When the UI mask “real” Issues

Let’s be clear; UI issues are real issues, and should be treated as such, but they are different in the sense that a poor UI can be usable, given enough practice and training, but technical issues (such as crashes) will render a product useless.

For the NVR writer the test is pretty simple. The NVR must acquire video and audio when instructed to do so, and it should be able to deliver the acquired data to the end user whenever they feel compelled to gaze at it. Sure, there are plenty more things the NVR need to do reliably, but the crux is that the testing is pretty static and deterministic.

Enter the grey area of analytics – it is much more difficult to test an analytics solution. Sure, we could set up a very wide range of reference tests that might be used to measure the quality of the algorithms (assuming the thing does not crash), but these tests might be “gamed” by the vendor, or then number of required tests would make the testing prohibitively expensive. I am sure there would be a market for an analytics test generator, simulating fog, rain, reflections, shadows, vibration and so on ad infinitum at almost no cost, but that’s beside the point.

My concern is that sometimes the actual, real performance is masked by poor UI; the operator blames the poor performance not on the algorithms, but instead themselves for not configuring, calibrating and nursing the system enough. When the vendors techies come on site they are always able to tweak the system to capture the events – “see, you just have to mask out this area, set up this rule, disable this other rule” and so on. The problem is that 2 days later, when it’s raining AND there is fog, the analytics come up short again. You tweak the rules, and now you’ve broken the setup for reflections and shadows and so it goes on and on.

This dark merry-go-round of tweaking is sometimes masked by the poor (crap?) UI. So this brings us to my argument: If the UI had been stellar, logical, easy to use, intuitive and all that, then the operator would quickly realize that the system is flawed and should be tossed. But if the UI is complex, weird, counterintuitive it takes longer for the end user to realize that something is fundamentally wrong, and subsequently they might stay in the business for longer.

Sure, at times things are just inherently complex (the complexities of a program can never be removed by replacing text-entry with drag’n drop), NAT setups and port forwarding is always a little difficult to handle in an elegant way and so on, and naturally analytics do require a fair bit of massaging before they work entirely as intended (if you have realistic expectations!! – which reminds me of a book I read recently on the financial meltdown; if people demand snakeoil, snakeoil will be provided).

End rant.


Author: prescienta

Prescientas ruler

2 thoughts on “When the UI mask “real” Issues”

  1. The topic of video analytics configuration is a favorite of mine. When developing our analytics, we realized we didn’t know how to test them deterministically from release to release. We wanted to make sure that changes to the algorithms didn’t change their behavior, but quickly realized that if we relied only on functional testing, different operators (that is, the test tech who was configuring the analytics algorithm for a test) had different levels of skill at setup, and thus could produce quite different results–even using the same test procedures.

    Also, considering that analytics are often applied to mission critical applications, there was a property of “trustworthiness” that we had to convey to the user that the analytic would in fact work as *they* intended during live operation.

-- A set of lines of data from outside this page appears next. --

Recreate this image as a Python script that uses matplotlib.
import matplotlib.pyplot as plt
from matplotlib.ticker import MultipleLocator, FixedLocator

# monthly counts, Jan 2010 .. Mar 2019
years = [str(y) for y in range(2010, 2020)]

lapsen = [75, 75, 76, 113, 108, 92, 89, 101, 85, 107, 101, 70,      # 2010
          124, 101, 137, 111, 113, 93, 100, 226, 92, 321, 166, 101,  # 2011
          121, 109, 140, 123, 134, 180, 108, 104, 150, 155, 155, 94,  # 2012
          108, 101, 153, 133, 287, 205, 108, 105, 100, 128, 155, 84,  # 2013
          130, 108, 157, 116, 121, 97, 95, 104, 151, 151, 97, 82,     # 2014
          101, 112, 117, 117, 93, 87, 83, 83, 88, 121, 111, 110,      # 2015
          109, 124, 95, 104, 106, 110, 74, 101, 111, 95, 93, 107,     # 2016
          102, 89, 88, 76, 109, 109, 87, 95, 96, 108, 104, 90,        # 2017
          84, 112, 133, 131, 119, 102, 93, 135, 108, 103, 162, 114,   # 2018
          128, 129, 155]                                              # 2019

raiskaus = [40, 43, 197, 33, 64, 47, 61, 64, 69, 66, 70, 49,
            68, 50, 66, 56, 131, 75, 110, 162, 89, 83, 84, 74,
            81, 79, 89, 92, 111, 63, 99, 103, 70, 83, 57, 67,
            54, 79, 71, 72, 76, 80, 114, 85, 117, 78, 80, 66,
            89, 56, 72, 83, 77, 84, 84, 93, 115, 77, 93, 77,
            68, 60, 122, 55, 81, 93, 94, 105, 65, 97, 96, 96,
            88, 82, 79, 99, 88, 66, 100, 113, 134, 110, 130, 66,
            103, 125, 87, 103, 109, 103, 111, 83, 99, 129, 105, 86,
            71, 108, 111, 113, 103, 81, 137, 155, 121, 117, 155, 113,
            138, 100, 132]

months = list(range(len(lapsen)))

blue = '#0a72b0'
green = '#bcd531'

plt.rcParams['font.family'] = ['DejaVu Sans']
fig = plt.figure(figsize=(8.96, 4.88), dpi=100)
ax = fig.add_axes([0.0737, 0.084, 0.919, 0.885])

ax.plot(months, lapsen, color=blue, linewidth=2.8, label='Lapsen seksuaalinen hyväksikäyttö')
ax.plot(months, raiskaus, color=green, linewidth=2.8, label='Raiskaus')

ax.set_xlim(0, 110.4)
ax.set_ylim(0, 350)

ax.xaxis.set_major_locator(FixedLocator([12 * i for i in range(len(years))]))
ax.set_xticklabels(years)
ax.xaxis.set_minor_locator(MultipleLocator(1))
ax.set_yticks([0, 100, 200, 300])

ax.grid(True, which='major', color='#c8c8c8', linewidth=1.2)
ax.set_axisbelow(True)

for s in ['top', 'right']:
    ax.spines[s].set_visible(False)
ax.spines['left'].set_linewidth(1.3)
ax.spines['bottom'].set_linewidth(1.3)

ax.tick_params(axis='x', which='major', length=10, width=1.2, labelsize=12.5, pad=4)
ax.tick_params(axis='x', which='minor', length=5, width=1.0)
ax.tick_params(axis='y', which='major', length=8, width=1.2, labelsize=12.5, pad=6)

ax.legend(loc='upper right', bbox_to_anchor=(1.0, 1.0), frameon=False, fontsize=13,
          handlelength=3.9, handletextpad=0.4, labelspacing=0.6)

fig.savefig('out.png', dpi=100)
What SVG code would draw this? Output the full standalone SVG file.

In other words, how confident the customer felt about the configuration experience was an important aspect of operation.

    The big ah-ha came when it was pointed out to us that the user was a component of the system under test, and thus their training was being scrutinized as well as the algorithm. (Think of a pilot flying an airplane. The pilot is effectively part of the system).

    Eventually we decided to apply strict standards to context of use in testing (which includes the user). We normalized operator training to remove variability (this was preceded by usability testing designed to identify the UI issues that might cause problems with effectiveness, and training was designed to optimize around those issues). We also standardized a video clip library to use in testing (in our case, i-Lids). We then adopted guidelines and metrics to use to determine “quality in use” that included effectiveness, productivity, safety and satisfaction (see ISO 9241-11).

    Through the use of both functional testing as well as QIU metrics, we are able to deterministically test video analytics with greater confidence.

    (Credit is due to Steve Loveless and Sukhpreet Gill for the majority of this work at Pelco. And to Brent Auernheimer for his guidance)

  2. Good points! I especially like the airplane analogy; even if the user recognizes the hardware (the pc, the mouse, keyboard and screen), the system is highly specialized and WILL require training. No airplane manufacturer is expected to do a usability test on a random population – everyone operating an airplane is expected to have been through training, and so the UI and training goes hand in hand.